Alors que la proclamation des résultats provisoires de la présidentielle du 23 novembre dernier, était attendue pour ce 27 novembre 2025, la tension est montée de plusieurs crans en Guinée-Bissau où le président Umaro Sissoco Embalo et son principal challenger, le candidat indépendant Fernando Dias, soutenu par le Parti du renouveau social (PRS) et la Coalition Terra Ranka dirigée par Domingos Simoes Pereira, revendiquaient tous deux la victoire. Une atmosphère sociopolitique délétère qui faisait craindre une crise postélectorale d’envergure dans un pays où les démons de la contestation et les djinns de la violence sont prompts à sortir de leur bouteille à la moindre occasion. Et ce fut le cas hier 26 novembre 2026, où des tirs ont d’abord été entendus près du palais présidentiel, avant que des informations faisant état d’un coup d’Etat et de l’arrestation du chef de l’Etat, ne se répandent ensuite comme une traînée de poudre. Ainsi, la contestation électorale aura débouché sur un énième coup d’Etat dans ce petit pays lusophone d’Afrique de l’Ouest où aucun président n’a jusque-là réussi à terminer son mandat pour passer le flambeau à son successeur. Et Umaro Sissoco Embalo, selon toute vraisemblance, n’aura pas dérogé à la règle, avec cette attente crispante des résultats de la présidentielle qui a finalement viré au coup de force. En tout cas, au moment où nous tracions ces lignes, la situation restait encore confuse. D’autant plus que, selon des sources, c’est le chef de l’Etat lui-même qui a annoncé son arrestation à une presse étrangère. De quoi semer le doute dans certains esprits qui se perdaient en conjectures, évoquant la possibilité de l’orchestration d’un coup de force par le chef de l’Etat qui serait en perte de vitesse dans les décomptes.

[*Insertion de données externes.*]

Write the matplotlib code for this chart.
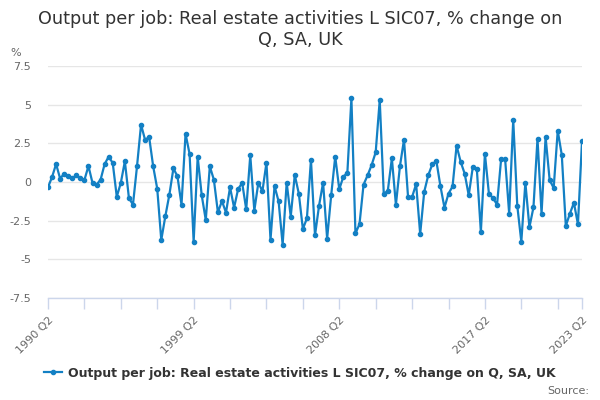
import matplotlib
matplotlib.use("Agg")
import matplotlib.pyplot as plt

# quarterly % change, 1990 Q2 .. 2023 Q2
values = [
    -0.34, 0.32, 1.16, 0.22, 0.54, 0.37, 0.24, 0.43, 0.26, 0.13,
    1.03, -0.06, -0.17, 0.15, 1.16, 1.64, 1.23, -0.95, -0.06, 1.34,
    -1.03, -1.47, 1.01, 3.71, 2.72, 2.91, 1.01, -0.43, -3.75, -2.22,
    -0.82, 0.88, 0.37, -1.47, 3.12, 1.81, -3.86, 1.62, -0.86, -2.46,
    1.01, 0.15, -1.96, -1.23, -1.98, -0.34, -1.66, -0.45, -0.06, -1.77,
    1.72, -1.85, -0.04, -0.60, 1.25, -3.73, -0.26, -1.25, -4.05, -0.04,
    -2.24, 0.45, -0.75, -3.04, -2.35, 1.44, -3.45, -1.53, -0.04, -3.66,
    -0.86, 1.64, -0.47, 0.34, 0.60, 5.41, -3.32, -2.72, -0.17, 0.43,
    1.10, 1.92, 5.30, -0.78, -0.56, 1.53, -1.47, 1.03, 2.74, -0.97,
    -0.97, -0.13, -3.36, -0.63, 0.44, 1.15, 1.36, -0.26, -1.66, -0.75,
    -0.29, 2.35, 1.31, 0.54, -0.86, 0.95, 0.86, -3.23, 1.83, -0.78,
    -1.03, -1.47, 1.47, 1.47, -2.05, 4.01, -1.53, -3.86, -0.04, -2.93,
    -1.64, 2.80, -2.05, 2.91, 0.13, -0.39, 3.32, 1.75, -2.84, -2.05,
    -1.34, -2.74, 2.63,
]

quarters = []
year, q = 1990, 2
for _ in values:
    quarters.append(f"{year} Q{q}")
    q += 1
    if q > 4:
        q = 1
        year += 1

labelled = ["1990 Q2", "1999 Q2", "2008 Q2", "2017 Q2", "2023 Q2"]
y_ticks = [-7.5, -5, -2.5, 0, 2.5, 5, 7.5]
y_labels = ["-7.5", "-5", "-2.5", "0", "2.5", "5", "7.5"]

line_col = "#1380c4"
axis_col = "#ccd6eb"

fig = plt.figure(figsize=(6, 4), dpi=100)
ax = fig.add_axes([0.08, 0.255, 0.89, 0.58])

x = list(range(len(values)))
ax.plot(x, values, color=line_col, lw=1.6, marker="o", ms=3, zorder=3,
        label="Output per job: Real estate activities L SIC07, % change on Q, SA, UK")

ax.set_xlim(0, len(values) - 1)
ax.set_ylim(-7.5, 7.5)

# ticks every 9 quarters, plus the last quarter
tick_pos = list(range(0, len(values) - 1, 9)) + [len(values) - 1]
ax.set_xticks(tick_pos)
ax.set_xticklabels([quarters[i] if quarters[i] in labelled else "" for i in tick_pos],
                   rotation=45, ha="right", rotation_mode="anchor",
                   fontsize=8, color="#666666")
ax.tick_params(axis="x", length=8, width=1, color=axis_col, pad=4)

ax.set_yticks(y_ticks)
ax.set_yticklabels(y_labels, fontsize=8, color="#666666")
ax.tick_params(axis="y", length=0, pad=12)
ax.grid(axis="y", color="#e6e6e6", lw=1)
ax.set_axisbelow(True)

for side in ["top", "right", "left"]:
    ax.spines[side].set_visible(False)
ax.spines["bottom"].set_color(axis_col)
ax.spines["bottom"].set_linewidth(1)

fig.text(0.5, 0.927, "Output per job: Real estate activities L SIC07, % change on\nQ, SA, UK",
         ha="center", va="center", fontsize=12.7, color="#333333", linespacing=1.22)
fig.text(0.018, 0.868, "%", fontsize=8, color="#666666", va="center")

leg = fig.legend(loc="center", bbox_to_anchor=(0.5, 0.067), frameon=False,
                 prop={"size": 9, "weight": "bold"}, handlelength=1.4,
                 handletextpad=0.5)
for t in leg.get_texts():
    t.set_color("#333333")

fig.text(0.982, 0.022, "Source:", ha="right", va="center", fontsize=8, color="#666666")

fig.savefig("out.png", dpi=100)
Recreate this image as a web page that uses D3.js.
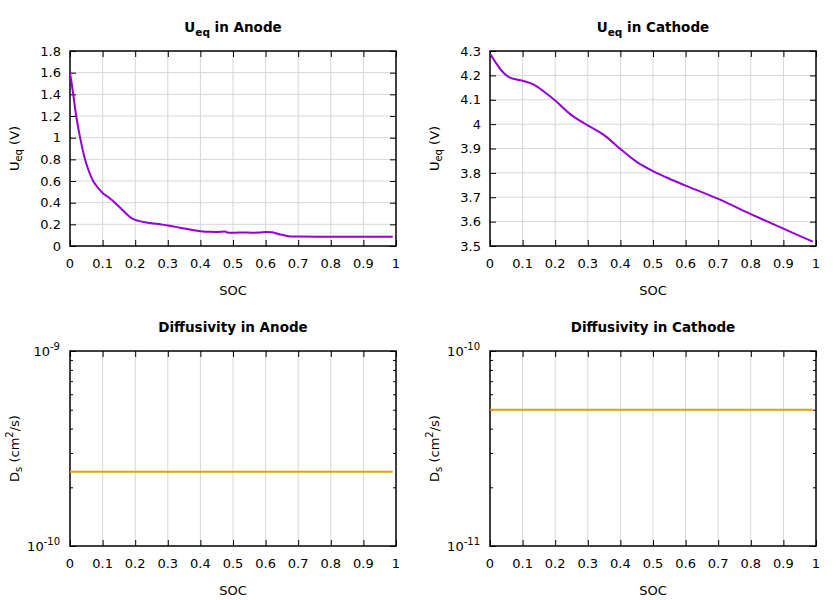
<!DOCTYPE html>
<html>
<head>
<meta charset="utf-8">
<script src="https://cdn.jsdelivr.net/npm/d3@7"></script>
<style>
  html, body { margin: 0; padding: 0; background: #fff; }
  svg { display: block; }
  text { font-family: "DejaVu Sans", sans-serif; fill: #000; }
</style>
</head>
<body>
<svg id="chart" width="840" height="600"></svg>
<script>
// ---------- data ----------
const xTicks = [0, 0.1, 0.2, 0.3, 0.4, 0.5, 0.6, 0.7, 0.8, 0.9, 1];

const anodeSOC = [0, 0.01, 0.019, 0.031, 0.046, 0.058, 0.071, 0.085, 0.1, 0.12, 0.138, 0.165, 0.19, 0.21, 0.24, 0.277, 0.30, 0.34, 0.38, 0.40, 0.43, 0.465, 0.475, 0.483, 0.52, 0.58, 0.60, 0.62, 0.645, 0.67, 0.70, 0.80, 0.90, 0.99];
const anodeU   = [1.60, 1.40, 1.20, 1.00, 0.80, 0.69, 0.60, 0.54, 0.49, 0.445, 0.40, 0.32, 0.255, 0.232, 0.215, 0.20, 0.19, 0.167, 0.145, 0.137, 0.131, 0.131, 0.134, 0.124, 0.124, 0.124, 0.13, 0.127, 0.106, 0.091, 0.087, 0.086, 0.086, 0.086];
const anodeUTicks = [0, 0.2, 0.4, 0.6, 0.8, 1, 1.2, 1.4, 1.6, 1.8];

const cathodeSOC = [0, 0.022, 0.042, 0.063, 0.1, 0.133, 0.164, 0.2, 0.25, 0.3, 0.35, 0.4, 0.45, 0.5, 0.55, 0.6, 0.7, 0.8, 0.9, 0.99];
const cathodeU   = [4.29, 4.244, 4.21, 4.19, 4.178, 4.163, 4.135, 4.097, 4.037, 3.995, 3.955, 3.898, 3.845, 3.807, 3.776, 3.748, 3.693, 3.631, 3.571, 3.518];
const cathodeUTicks = [3.5, 3.6, 3.7, 3.8, 3.9, 4, 4.1, 4.2, 4.3];

const diffSOC = [0, 0.99];
const anodeD = [2.4e-10, 2.4e-10];
const cathodeD = [5e-11, 5e-11];
const anodeDTicks = [1e-10, 1e-9];
const cathodeDTicks = [1e-11, 1e-10];

// ---------- drawing ----------
const svg = d3.select("#chart");
const W = 326, H = 195;
const purple = "#9400d3", orange = "#e69f00";
const FS = 13;

function panel(opt) {
  const g = svg.append("g").attr("transform", `translate(${opt.left},${opt.top})`);
  const x = d3.scaleLinear().domain([0, 1]).range([0, W]);
  const y = (opt.log ? d3.scaleLog() : d3.scaleLinear()).domain(opt.yDomain).range([H, 0]);

  // grid
  g.append("g").selectAll("line").data(xTicks.slice(1, -1)).join("line")
    .attr("x1", d => x(d)).attr("x2", d => x(d)).attr("y1", 0).attr("y2", H)
    .attr("stroke", "#d6d6d6").attr("stroke-width", 1);
  if (!opt.log) {
    g.append("g").selectAll("line").data(opt.yTicks.slice(1, -1)).join("line")
      .attr("x1", 0).attr("x2", W).attr("y1", d => y(d)).attr("y2", d => y(d))
      .attr("stroke", "#d6d6d6").attr("stroke-width", 1);
  }

  // axes (inward ticks, mirrored)
  const ax = (axis) => axis.tickSizeOuter(0).tickFormat("");
  g.append("g").attr("transform", `translate(0,${H})`)
    .call(ax(d3.axisBottom(x).tickValues(xTicks).tickSizeInner(-6)));
  g.append("g").call(ax(d3.axisTop(x).tickValues(xTicks).tickSizeInner(-6)));
  let minor = [];
  if (opt.log) {
    const lo = opt.yDomain[0];
    for (let k = 2; k <= 9; k++) minor.push(lo * k);
  }
  g.append("g").call(ax(d3.axisLeft(y).tickValues(opt.yTicks).tickSizeInner(-6)));
  g.append("g").attr("transform", `translate(${W},0)`)
    .call(ax(d3.axisRight(y).tickValues(opt.yTicks).tickSizeInner(-6)));
  if (opt.log) {
    g.append("g").call(ax(d3.axisLeft(y).tickValues(minor).tickSizeInner(-3)));
    g.append("g").attr("transform", `translate(${W},0)`)
      .call(ax(d3.axisRight(y).tickValues(minor).tickSizeInner(-3)));
  }
  g.selectAll(".domain").remove();
  g.selectAll(".tick line").attr("stroke", "#000").attr("stroke-width", 1);

  // frame
  g.append("rect").attr("x", 0).attr("y", 0).attr("width", W).attr("height", H)
    .attr("fill", "none").attr("stroke", "#000").attr("stroke-width", 1.5);

  // x tick labels
  g.append("g").selectAll("text").data(xTicks).join("text")
    .attr("x", d => x(d)).attr("y", H + 22).attr("text-anchor", "middle")
    .attr("font-size", FS).text(d => d3.format("")(d));

  // y tick labels
  if (!opt.log) {
    g.append("g").selectAll("text").data(opt.yTicks).join("text")
      .attr("x", -9).attr("y", d => y(d) + 4.7).attr("text-anchor", "end")
      .attr("font-size", FS).text(d => d3.format("")(d));
  } else {
    const lt = g.append("g").selectAll("text").data(opt.yTicks).join("text")
      .attr("x", -10).attr("y", d => y(d) + 4.7).attr("text-anchor", "end")
      .attr("font-size", FS);
    lt.append("tspan").text("10");
    lt.append("tspan").attr("dy", -5.5).attr("font-size", 10).text(d => String(Math.round(Math.log10(d))));
  }

  // curve
  const line = d3.line().x(d => x(d[0])).y(d => y(d[1])).curve(d3.curveCatmullRom.alpha(0.5));
  const pts = opt.xs.map((v, i) => [v, opt.ys[i]]);
  g.append("path").datum(pts).attr("d", line)
    .attr("fill", "none").attr("stroke", opt.color).attr("stroke-width", 2);

  // title
  const t = g.append("text").attr("x", W / 2).attr("y", -19.5).attr("text-anchor", "middle")
    .attr("font-size", 13.5).attr("font-weight", "bold");
  opt.title(t);

  // x label
  g.append("text").attr("x", W / 2).attr("y", H + 48.5).attr("text-anchor", "middle")
    .attr("font-size", FS).text("SOC");

  // y label
  const yl = g.append("text").attr("transform", `translate(${-51.5},${H / 2}) rotate(-90)`)
    .attr("text-anchor", "middle").attr("font-size", FS);
  opt.ylabel(yl);
}

function ueqTitle(where) {
  return t => {
    t.append("tspan").text("U");
    t.append("tspan").attr("dy", 4).attr("font-size", 10.5).text("eq");
    t.append("tspan").attr("dy", -4).text(" in " + where);
  };
}
function ueqLabel(t) {
  t.append("tspan").text("U");
  t.append("tspan").attr("dy", 3.5).attr("font-size", 10).text("eq");
  t.append("tspan").attr("dy", -3.5).text(" (V)");
}
function dLabel(t) {
  t.append("tspan").text("D");
  t.append("tspan").attr("dy", 3.5).attr("font-size", 10).text("s");
  t.append("tspan").attr("dy", -3.5).text(" (cm");
  t.append("tspan").attr("dy", -5.5).attr("font-size", 10).text("2");
  t.append("tspan").attr("dy", 5.5).text("/s)");
}

panel({ left: 70, top: 51, yDomain: [0, 1.8], yTicks: anodeUTicks, xs: anodeSOC, ys: anodeU,
  color: purple, title: ueqTitle("Anode"), ylabel: ueqLabel });
panel({ left: 490, top: 51, yDomain: [3.5, 4.3], yTicks: cathodeUTicks, xs: cathodeSOC, ys: cathodeU,
  color: purple, title: ueqTitle("Cathode"), ylabel: ueqLabel });
panel({ left: 70, top: 351, log: true, yDomain: [1e-10, 1e-9], yTicks: anodeDTicks, xs: diffSOC, ys: anodeD,
  color: orange, title: t => t.text("Diffusivity in Anode"), ylabel: dLabel });
panel({ left: 490, top: 351, log: true, yDomain: [1e-11, 1e-10], yTicks: cathodeDTicks, xs: diffSOC, ys: cathodeD,
  color: orange, title: t => t.text("Diffusivity in Cathode"), ylabel: dLabel });
</script>
</body>
</html>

Ce n’est pas la première fois que le président Embalo est victime d’un coup d’Etat
En attendant d’en savoir davantage sur les tenants et les aboutissants de ce nouveau pronunciamiento, le moins que l’on puisse dire, c’est qu’avec tous ces tiraillements autour des résultats de la présidentielle, les acteurs politiques ont donné un argument à l’armée pour s’inviter au débat politique, question de mettre tout le monde au pas. Et cela est loin d’être une surprise dans ce petit pays d’Afrique de l’Ouest connu pour sa fragilité politique et son instabilité chronique. Du reste, ce n’est pas la première fois que le président Embalo est victime d’un coup d’Etat. En décembre 2023, il a échappé à une « tentative » de renversement au sortir de laquelle il avait dissous l’Assemblée nationale alors dominée par l’opposition. Cette fois-ci, tout porte à croire que le scénario est tout autre. Et que le chef de l’Etat qui, au sortir d’une nuit, avait promis de suivre les conseils de sa douce et tendre épouse et de s’en tenir à un seul mandat, boira le calice de la honte et de la déchéance jusqu’à la lie. Car, s’il était parti comme il avait promis de le faire, sans doute se serait-il évité ce qui ressemble aujourd’hui à un grand désaveu, si ce n’est une véritable humiliation. Toujours est-il qu’avec cette entrée fracassante des bidasses dans l’arène politique, c’est une nouvelle page de l’histoire politique de la Guinée-Bissau qui s’ouvre. Et entre sidération et circonspection, les Bissau-guinéens attendent de savoir quelle orientation les nouveaux hommes forts donneront à la marche du pays.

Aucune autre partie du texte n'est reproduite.